We have two months in which to appeal. Two months that includes most of the six weeks summer holidays. A summer holidays when we can’t see SP in his school setting to complete assessments, when we can’t get hold of professionals who can help and can’t even get a reply from the school acknowledging that they’ll put in a referral that I’ll need to strengthen our case. (The Council didn’t even think the school might want to know that SP’s assessment request has been turned down and only thought to cc the nursey into their decision letter.) I’m sure helping find evidence to boost an appeal will be the last thing SP’s new teacher will need as soon as the term starts too, what with having settle 30 newbie 4-year-olds into their first days at school and all!!!

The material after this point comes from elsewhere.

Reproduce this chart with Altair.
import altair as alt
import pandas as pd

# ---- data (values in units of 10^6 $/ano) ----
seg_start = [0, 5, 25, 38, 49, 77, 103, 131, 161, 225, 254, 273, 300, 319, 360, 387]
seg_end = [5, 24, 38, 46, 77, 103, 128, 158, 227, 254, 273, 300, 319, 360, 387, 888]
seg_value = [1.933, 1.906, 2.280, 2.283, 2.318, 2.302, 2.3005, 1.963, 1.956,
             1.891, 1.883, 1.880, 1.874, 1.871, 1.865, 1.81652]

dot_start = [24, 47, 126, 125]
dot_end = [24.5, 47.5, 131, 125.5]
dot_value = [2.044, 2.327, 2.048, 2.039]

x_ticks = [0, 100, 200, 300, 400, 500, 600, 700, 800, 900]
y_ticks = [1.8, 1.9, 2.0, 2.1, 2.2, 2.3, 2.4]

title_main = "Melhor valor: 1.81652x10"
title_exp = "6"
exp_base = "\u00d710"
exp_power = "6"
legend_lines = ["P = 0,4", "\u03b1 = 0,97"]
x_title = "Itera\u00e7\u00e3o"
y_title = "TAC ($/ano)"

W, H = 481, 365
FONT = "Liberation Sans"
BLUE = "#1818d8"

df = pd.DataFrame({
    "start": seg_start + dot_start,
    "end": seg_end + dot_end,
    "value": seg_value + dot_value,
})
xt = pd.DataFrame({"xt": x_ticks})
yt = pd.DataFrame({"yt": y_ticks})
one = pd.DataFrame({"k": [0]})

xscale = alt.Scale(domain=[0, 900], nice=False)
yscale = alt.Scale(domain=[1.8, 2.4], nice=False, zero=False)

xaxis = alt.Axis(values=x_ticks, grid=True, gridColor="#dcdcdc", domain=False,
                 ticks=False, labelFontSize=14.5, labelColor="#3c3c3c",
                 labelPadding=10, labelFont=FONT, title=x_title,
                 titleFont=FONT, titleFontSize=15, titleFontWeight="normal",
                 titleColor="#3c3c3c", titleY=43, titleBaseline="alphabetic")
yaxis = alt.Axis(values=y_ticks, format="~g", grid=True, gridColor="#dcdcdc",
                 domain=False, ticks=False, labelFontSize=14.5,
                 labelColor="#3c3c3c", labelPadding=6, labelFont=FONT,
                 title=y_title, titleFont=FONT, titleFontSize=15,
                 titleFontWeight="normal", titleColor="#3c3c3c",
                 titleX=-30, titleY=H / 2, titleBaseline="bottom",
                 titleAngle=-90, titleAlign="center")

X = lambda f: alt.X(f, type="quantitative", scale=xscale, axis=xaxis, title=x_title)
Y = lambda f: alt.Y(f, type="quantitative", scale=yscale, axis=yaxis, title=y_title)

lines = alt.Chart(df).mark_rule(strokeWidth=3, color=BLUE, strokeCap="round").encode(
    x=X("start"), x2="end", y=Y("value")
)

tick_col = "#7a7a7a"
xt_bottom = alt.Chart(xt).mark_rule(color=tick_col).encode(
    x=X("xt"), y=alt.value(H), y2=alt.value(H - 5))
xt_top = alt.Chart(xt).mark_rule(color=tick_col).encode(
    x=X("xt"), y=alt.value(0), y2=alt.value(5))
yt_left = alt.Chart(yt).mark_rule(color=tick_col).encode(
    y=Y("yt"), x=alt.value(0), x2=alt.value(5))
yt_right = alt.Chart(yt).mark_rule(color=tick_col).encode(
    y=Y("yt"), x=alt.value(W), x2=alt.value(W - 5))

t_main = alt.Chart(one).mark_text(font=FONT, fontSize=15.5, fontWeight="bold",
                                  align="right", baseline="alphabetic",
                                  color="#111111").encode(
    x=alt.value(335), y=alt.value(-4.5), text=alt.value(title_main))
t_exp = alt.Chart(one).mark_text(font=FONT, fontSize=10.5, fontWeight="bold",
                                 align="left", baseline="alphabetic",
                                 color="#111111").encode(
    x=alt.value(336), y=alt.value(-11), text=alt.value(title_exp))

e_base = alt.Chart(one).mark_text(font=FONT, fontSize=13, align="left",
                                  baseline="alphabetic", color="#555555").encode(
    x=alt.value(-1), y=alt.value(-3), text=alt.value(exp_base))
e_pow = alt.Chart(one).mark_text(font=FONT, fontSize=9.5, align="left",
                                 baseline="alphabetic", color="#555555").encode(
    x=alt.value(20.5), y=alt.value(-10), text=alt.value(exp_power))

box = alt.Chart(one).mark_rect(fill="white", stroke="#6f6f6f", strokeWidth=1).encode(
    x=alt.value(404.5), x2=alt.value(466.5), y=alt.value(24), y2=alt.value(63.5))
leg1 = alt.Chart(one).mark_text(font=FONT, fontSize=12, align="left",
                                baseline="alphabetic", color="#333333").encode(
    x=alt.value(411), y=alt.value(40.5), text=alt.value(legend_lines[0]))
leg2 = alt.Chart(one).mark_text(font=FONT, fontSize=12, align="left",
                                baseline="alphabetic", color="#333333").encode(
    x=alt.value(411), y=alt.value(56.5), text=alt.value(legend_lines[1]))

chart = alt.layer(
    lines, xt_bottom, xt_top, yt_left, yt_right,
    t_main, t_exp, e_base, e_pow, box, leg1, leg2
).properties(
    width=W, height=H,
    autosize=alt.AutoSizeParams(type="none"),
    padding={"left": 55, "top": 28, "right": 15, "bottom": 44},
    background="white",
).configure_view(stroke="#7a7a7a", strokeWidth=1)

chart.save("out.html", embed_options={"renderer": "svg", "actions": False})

I’m going to keep hurdling, however. Even with a Local Authority that want to keep all of the gold medals. Watch out, County Council – I’m coming after you!!!

  

The Trouble With Transitions

SP has only 8 more sessions at nursery before he leaves. He’s seemingly unaware that this is the case. Meanwhile I’m the one whose really not coping. Every time I remember this means we’re losing our precious Mrs H my heart breaks. It takes a lot to be considered part of SP’s gang and she’s right at the middle of it. She lifts him up and calms him down. Through trial and error she’s worked out how to persuade him to join in, even if the tactic only works for that session. She accepts him, edges and all, and sees no need to shave his corners. And in 8 sessions’ time she won’t be part of his gang any more.

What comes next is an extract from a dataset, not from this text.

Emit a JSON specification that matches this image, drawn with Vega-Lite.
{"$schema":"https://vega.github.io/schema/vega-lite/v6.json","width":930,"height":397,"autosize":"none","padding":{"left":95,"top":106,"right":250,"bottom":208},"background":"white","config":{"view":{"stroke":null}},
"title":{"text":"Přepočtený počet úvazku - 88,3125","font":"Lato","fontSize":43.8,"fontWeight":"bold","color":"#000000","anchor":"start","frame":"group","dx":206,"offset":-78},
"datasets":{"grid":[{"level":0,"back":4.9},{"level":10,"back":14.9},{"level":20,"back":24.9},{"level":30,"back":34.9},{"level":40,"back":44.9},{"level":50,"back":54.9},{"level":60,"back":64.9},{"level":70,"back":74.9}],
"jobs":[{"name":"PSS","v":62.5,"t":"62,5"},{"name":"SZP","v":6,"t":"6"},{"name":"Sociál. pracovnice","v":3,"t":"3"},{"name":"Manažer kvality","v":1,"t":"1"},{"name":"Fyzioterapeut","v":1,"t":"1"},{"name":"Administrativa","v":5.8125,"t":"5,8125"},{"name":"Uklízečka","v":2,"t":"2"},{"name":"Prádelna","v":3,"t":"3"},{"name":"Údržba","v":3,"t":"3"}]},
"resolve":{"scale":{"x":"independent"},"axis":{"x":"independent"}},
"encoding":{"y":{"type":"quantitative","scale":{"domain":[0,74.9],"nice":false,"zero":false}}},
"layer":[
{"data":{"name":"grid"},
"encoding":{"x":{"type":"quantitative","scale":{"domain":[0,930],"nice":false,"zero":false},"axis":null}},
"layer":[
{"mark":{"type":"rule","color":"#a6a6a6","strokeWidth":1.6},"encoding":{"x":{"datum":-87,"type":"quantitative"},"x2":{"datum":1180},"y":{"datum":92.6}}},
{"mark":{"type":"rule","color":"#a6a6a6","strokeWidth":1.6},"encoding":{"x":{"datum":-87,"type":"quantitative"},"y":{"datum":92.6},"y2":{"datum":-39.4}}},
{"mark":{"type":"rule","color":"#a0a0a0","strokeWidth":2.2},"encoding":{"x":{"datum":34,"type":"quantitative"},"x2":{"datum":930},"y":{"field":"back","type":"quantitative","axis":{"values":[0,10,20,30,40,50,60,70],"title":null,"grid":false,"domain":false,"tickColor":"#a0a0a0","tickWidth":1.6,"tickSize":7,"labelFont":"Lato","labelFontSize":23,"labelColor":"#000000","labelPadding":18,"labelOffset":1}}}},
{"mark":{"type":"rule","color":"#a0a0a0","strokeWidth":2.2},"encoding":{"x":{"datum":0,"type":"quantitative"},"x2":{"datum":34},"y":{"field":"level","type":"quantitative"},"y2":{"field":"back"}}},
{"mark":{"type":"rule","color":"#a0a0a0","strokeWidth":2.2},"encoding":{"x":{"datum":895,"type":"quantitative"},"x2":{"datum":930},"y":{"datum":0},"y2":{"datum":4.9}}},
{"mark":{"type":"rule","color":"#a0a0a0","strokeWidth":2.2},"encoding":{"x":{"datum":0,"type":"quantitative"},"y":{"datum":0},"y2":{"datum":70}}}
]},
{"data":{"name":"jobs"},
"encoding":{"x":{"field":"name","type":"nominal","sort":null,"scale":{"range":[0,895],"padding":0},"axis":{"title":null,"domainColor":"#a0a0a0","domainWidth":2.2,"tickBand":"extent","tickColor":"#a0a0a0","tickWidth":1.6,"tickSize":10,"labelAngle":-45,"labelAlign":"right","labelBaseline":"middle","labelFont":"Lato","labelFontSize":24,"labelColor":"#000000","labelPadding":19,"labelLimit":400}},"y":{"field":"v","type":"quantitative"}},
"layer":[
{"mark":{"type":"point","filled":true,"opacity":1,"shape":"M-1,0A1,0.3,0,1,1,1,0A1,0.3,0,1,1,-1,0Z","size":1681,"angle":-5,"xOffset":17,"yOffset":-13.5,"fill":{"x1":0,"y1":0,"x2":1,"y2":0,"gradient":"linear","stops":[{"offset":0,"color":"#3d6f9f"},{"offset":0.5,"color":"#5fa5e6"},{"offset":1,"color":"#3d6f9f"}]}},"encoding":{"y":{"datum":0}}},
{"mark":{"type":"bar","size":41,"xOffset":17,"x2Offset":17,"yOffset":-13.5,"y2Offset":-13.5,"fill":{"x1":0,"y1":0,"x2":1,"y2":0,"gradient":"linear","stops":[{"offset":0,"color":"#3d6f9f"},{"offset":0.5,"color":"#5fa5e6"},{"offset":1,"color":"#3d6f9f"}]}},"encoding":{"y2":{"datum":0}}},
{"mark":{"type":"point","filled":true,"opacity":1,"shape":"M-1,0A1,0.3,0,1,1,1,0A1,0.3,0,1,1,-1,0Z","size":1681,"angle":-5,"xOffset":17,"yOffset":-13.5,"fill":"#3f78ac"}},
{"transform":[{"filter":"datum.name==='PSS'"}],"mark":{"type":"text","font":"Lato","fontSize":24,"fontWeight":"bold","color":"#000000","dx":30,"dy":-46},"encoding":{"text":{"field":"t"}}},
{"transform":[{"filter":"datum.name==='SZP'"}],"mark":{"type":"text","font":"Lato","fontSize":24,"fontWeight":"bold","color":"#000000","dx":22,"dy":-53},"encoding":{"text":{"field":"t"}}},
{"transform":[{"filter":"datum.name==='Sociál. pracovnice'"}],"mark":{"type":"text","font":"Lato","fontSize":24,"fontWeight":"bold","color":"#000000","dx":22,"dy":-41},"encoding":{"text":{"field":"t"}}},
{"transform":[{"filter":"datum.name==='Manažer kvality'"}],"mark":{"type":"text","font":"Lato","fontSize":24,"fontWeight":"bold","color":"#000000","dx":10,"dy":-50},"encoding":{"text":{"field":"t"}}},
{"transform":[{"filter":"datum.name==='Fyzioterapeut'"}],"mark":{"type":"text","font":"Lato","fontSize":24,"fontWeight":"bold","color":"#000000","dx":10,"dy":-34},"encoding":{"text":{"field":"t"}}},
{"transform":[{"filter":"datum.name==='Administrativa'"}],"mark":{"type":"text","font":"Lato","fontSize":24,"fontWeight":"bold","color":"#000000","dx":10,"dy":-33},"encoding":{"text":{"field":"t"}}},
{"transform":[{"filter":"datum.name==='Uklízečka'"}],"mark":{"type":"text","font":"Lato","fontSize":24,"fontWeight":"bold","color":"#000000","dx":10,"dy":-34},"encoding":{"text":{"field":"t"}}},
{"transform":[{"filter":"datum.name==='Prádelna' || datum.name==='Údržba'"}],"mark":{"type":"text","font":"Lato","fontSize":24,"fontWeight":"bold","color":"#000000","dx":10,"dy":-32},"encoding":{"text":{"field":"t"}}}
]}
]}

Instead we’ll be taking a step of uncertainty. His new school aren’t sure they’ll be able to meet his needs long term; the council aren’t sure if they want to help (or at least our application for an ECH plan is sitting in a pile on somebody’s desk); I’m not sure I’ve made the right choice. Anxiety at the next step up is normal. But whereas with my other children the hope that it’ll all work out in the end seemed to be good enough, with SP the fear is that making the wrong choice will impact negatively for a long, long time. It’s a horrible responsibilty, especially as there’s no one to say ‘this is the right way’ and even if they suggest a different way to normal, the places and the resources aren’t there.

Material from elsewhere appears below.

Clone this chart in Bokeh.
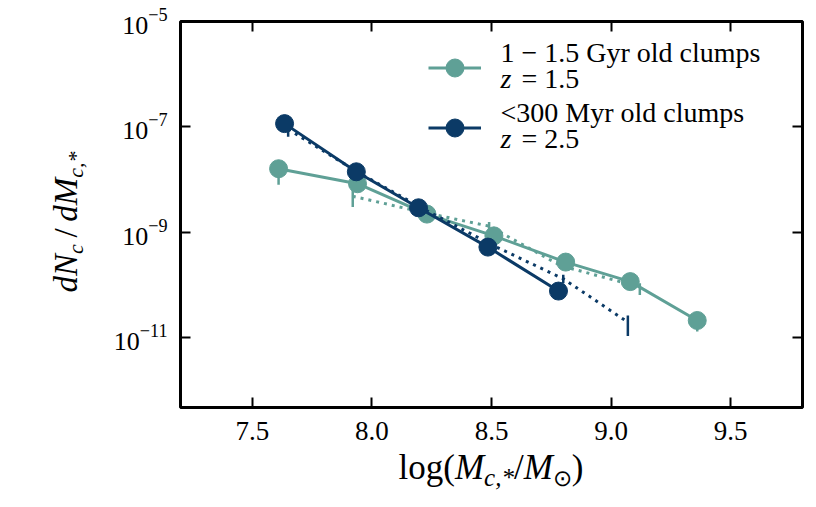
import math

from bokeh.plotting import figure
from bokeh.layouts import row, column
from bokeh.models import (ColumnDataSource, Range1d, FixedTicker, LinearAxis, LogAxis,
                          Label, Legend, LegendItem, NumeralTickFormatter, Div)
from bokeh.embed import file_html
from bokeh.resources import INLINE

# ---- clump stellar-mass functions -------------------------------------------
# 1 - 1.5 Gyr old clumps at z = 1.5
old_x = [7.61, 7.94, 8.23, 8.51, 8.81, 9.08, 9.36]
old_y = [1.6e-8, 8.3e-9, 2.2e-9, 8.5e-10, 2.7e-10, 1.15e-10, 2.1e-11]
old_lo = [7.9e-9, 7.0e-9, 2.0e-9, 7.8e-10, 2.4e-10, 1.0e-10, 1.3e-11]
old_hi = [1.7e-8, 9.0e-9, 2.4e-9, 9.3e-10, 3.0e-10, 1.25e-10, 2.2e-11]

# alternative estimate for the same population (dotted)
old_alt_x = [7.92, 8.21, 8.49, 8.79, 9.12]
old_alt_y = [4.8e-9, 2.4e-9, 1.3e-9, 2.3e-10, 9.1e-11]
old_alt_lo = [3.0e-9, 2.2e-9, 1.1e-9, 2.1e-10, 6.4e-11]
old_alt_hi = [7.6e-9, 2.6e-9, 1.55e-9, 2.5e-10, 1.07e-10]

# <300 Myr old clumps at z = 2.5
young_x = [7.635, 7.935, 8.195, 8.485, 8.78]
young_y = [1.15e-7, 1.4e-8, 2.9e-9, 5.2e-10, 7.6e-11]
young_lo = [1.05e-7, 1.3e-8, 2.7e-9, 4.8e-10, 7.0e-11]
young_hi = [1.25e-7, 1.5e-8, 3.1e-9, 5.6e-10, 8.2e-11]

# alternative estimate for the young population (dotted)
young_alt_x = [7.65, 7.95, 8.22, 8.51, 8.80, 9.07]
young_alt_y = [9.0e-8, 1.3e-8, 2.7e-9, 5.5e-10, 1.3e-10, 1.95e-11]
young_alt_lo = [6.5e-8, 1.2e-8, 2.5e-9, 5.0e-10, 1.07e-10, 1.07e-11]
young_alt_hi = [1.0e-7, 1.4e-8, 2.9e-9, 6.0e-10, 1.55e-10, 2.6e-11]

series_labels = ["1 \u2212 1.5 Gyr old clumps", "<300 Myr old clumps"]
series_z = ["= 1.5", "= 2.5"]

x_ticks = [7.5, 8.0, 8.5, 9.0, 9.5]
y_ticks = [1e-11, 1e-9, 1e-7, 1e-5]

TEAL = "#5fa096"
NAVY = "#0b3a66"
FONT = "Liberation Serif"

# ---- figure -------------------------------------------------------------------
p = figure(width=716, height=451,
           x_range=Range1d(7.2, 9.8), y_range=Range1d(10 ** -12.33, 1e-5),
           y_axis_type="log", output_backend="svg", toolbar_location=None,
           min_border_left=80, min_border_right=14,
           min_border_top=21, min_border_bottom=44)
p.grid.visible = False
p.background_fill_color = "white"
p.border_fill_color = "white"
p.outline_line_color = "black"
p.outline_line_width = 3


def style_axis(ax, show_labels):
    ax.axis_line_color = None
    ax.major_tick_in = 10
    ax.major_tick_out = 0
    ax.major_tick_line_width = 2
    ax.major_tick_line_color = "black"
    ax.minor_tick_line_color = None
    if show_labels:
        ax.major_label_text_font = FONT
        ax.major_label_text_font_size = "27px"
        ax.major_label_text_color = "black"
    else:
        ax.major_label_text_font_size = "1px"
        ax.major_label_text_color = None
        ax.major_label_standoff = 0


p.xaxis.ticker = FixedTicker(ticks=x_ticks)
p.xaxis.formatter = NumeralTickFormatter(format="0.0")
style_axis(p.xaxis[0], True)
p.xaxis.major_label_standoff = 14

p.yaxis.ticker = FixedTicker(ticks=y_ticks)
style_axis(p.yaxis[0], True)
p.yaxis.major_label_text_font_size = "26px"
p.yaxis.major_label_standoff = 13

top = LinearAxis(ticker=FixedTicker(ticks=x_ticks))
style_axis(top, False)
p.add_layout(top, "above")
right = LogAxis(ticker=FixedTicker(ticks=y_ticks))
style_axis(right, False)
p.add_layout(right, "right")


def draw_series(xs, ys, lo, hi, color, dotted):
    src = ColumnDataSource(dict(x=xs, y=ys, lo=lo, hi=hi))
    p.segment(x0="x", y0="lo", x1="x", y1="hi", source=src,
              line_color=color, line_width=2.5)
    if dotted:
        return p.line("x", "y", source=src, line_color=color, line_width=3,
                      line_dash="3 5"), None
    ln = p.line("x", "y", source=src, line_color=color, line_width=3)
    mk = p.scatter("x", "y", source=src, marker="circle", size=18,
                   fill_color=color, line_color=color)
    return ln, mk


draw_series(old_alt_x, old_alt_y, old_alt_lo, old_alt_hi, TEAL, True)
old_line, old_mk = draw_series(old_x, old_y, old_lo, old_hi, TEAL, False)
draw_series(young_alt_x, young_alt_y, young_alt_lo, young_alt_hi, NAVY, True)
young_line, young_mk = draw_series(young_x, young_y, young_lo, young_hi, NAVY, False)

# legend handles; the two-line entry texts are set as labels next to them
legend = Legend(items=[LegendItem(label=" ", renderers=[old_line, old_mk]),
                       LegendItem(label=" ", renderers=[young_line, young_mk])],
                location=(248, 257.5), glyph_width=53, glyph_height=45,
                label_height=45, label_standoff=0, label_width=1, spacing=15,
                padding=0, margin=0, border_line_color=None,
                background_fill_alpha=0, label_text_font_size="1px")
p.add_layout(legend)

for i, (name, zt) in enumerate(zip(series_labels, series_z)):
    top_base = 355 - 60 * i
    p.add_layout(Label(x=320, y=top_base, x_units="screen", y_units="screen",
                       text=name, text_font=FONT, text_font_size="28px",
                       text_color="black", text_baseline="alphabetic"))
    p.add_layout(Label(x=320, y=top_base - 26, x_units="screen", y_units="screen",
                       text="z", text_font=FONT, text_font_size="28px",
                       text_font_style="italic", text_color="black",
                       text_baseline="alphabetic"))
    p.add_layout(Label(x=341, y=top_base - 26, x_units="screen", y_units="screen",
                       text=zt, text_font=FONT, text_font_size="28px",
                       text_color="black", text_baseline="alphabetic"))

# ---- axis titles (HTML, so sub-scripts and italics can be typeset) ----------
SUB = "position:relative;top:{d}px;font-size:{s}px;font-style:italic"

x_title = Div(
    text=("<div style=\"position:relative;width:716px;height:56px;\">"
          "<div style=\"position:absolute;left:391px;top:-1px;transform:translateX(-50%);"
          "white-space:nowrap;font-family:'Liberation Serif';font-size:35px;"
          "line-height:35px;color:black;\">"
          "log(<i>M</i><span style=\"" + SUB.format(d=7, s=25) + "\">c,*</span>"
          "/<i>M</i><span style=\"position:relative;top:7px;font-size:23px;\">\u2299</span>)"
          "</div></div>"),
    width=716, height=56, margin=0)

y_title = Div(
    text=("<div style=\"position:relative;width:100px;height:507px;\">"
          "<div style=\"position:absolute;left:68px;top:222px;"
          "transform:translate(-50%,-50%) rotate(-90deg);"
          "white-space:nowrap;font-family:'Liberation Serif';font-size:33px;"
          "line-height:33px;color:black;\">"
          "<i>dN</i><span style=\"" + SUB.format(d=6, s=22) + "\">c</span>"
          "&thinsp;/&thinsp;<i>dM</i><span style=\"" + SUB.format(d=6, s=22) + "\">c,*</span>"
          "</div></div>"),
    width=100, height=507, margin=0)

layout = row(y_title, column(p, x_title, spacing=0), spacing=0)

open("out.html", "w").write(file_html(layout, INLINE))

SP himself sways between utter excitement at going to big school and utter determination that he’s not going. (Although he lives in the moment with no awareness of time, so as long as he’s excited when he’s at the school we don’t have to particularly worry about his lack of acceptance when he’s not there.) 

  
Both SP and his new teachers survived his first taster session at least.

So, despite SP having recognised issues with transitions, it would appear that he’s not the only one!

Maybe I need his coping strategies. 

In which case, can I please have a visual timetable for how the whole move to school is going to work out? One with velcroed pictures I can pull off the board when we’ve crossed a milestone. ‘Say goodbye to Mrs H and nursery’: tick. ‘Have 6 weeks of school denial during the summer holidays’: tick. ‘Agree to wear the school uniform, including the dreaded clip-on tie’: tick. ‘Day 1, make it from 8.30am to 3.05pm without the teacher reaching for a stash of gin’: tick. And so on and so forth until we reach ‘Pass A levels’: tick.

Can I have someone squish me with a giant cushion when I feels like it’s too much? Can they rock me and stroke my hair and reassure me that it will all be fine?

Can I wear noise-cancelling headphones and retreat to a room with mesmerising lights when it all gets too much? Or just curl in a ball with my hands over my ears when I don’t like the situation? Can I scream when things don’t go as I’d like, just to release the tension and make my feelings known?

SP has trouble with transitions because he lacks the theory of mind to see the possibilities. He’s resistant to change because he can’t predict that change as a possibility. He can’t imagine what it will lead to or what demands will be made of him, so he sticks to what he knows.

I have trouble with transitions because I can see all of the possibilities. I can see that everything might be fine, but I can also see that it very well might not be (and can construe the probability that at least in part it won’t be all ok from evidence from others before me). I’m resistant to change because it’s more comforting to stick with what we know. I dislike the lack of certainty that SP’s demands will be met.

  
For now I’ll stick to another of SP’s tactics, that of ‘First’ and ‘Then’. First I’ll brace myself to let go of Mrs H. It won’t be pretty or dignified. But I’ll have to rip the bond like a sticking plaster. I’ll try to bide the advice of Dr Seuss: ‘Don’t cry because it’s over; smile because it happened.’ Easier said than done. Long-term I will, but by the end of term, it’s unlikely. Then I’ll prepare him (and me!) for school. Which will more than likely involve the production of velcroed pictures to help ease the transitions. I’m still not sure how we’re going to get him to wear that clip-on tie though.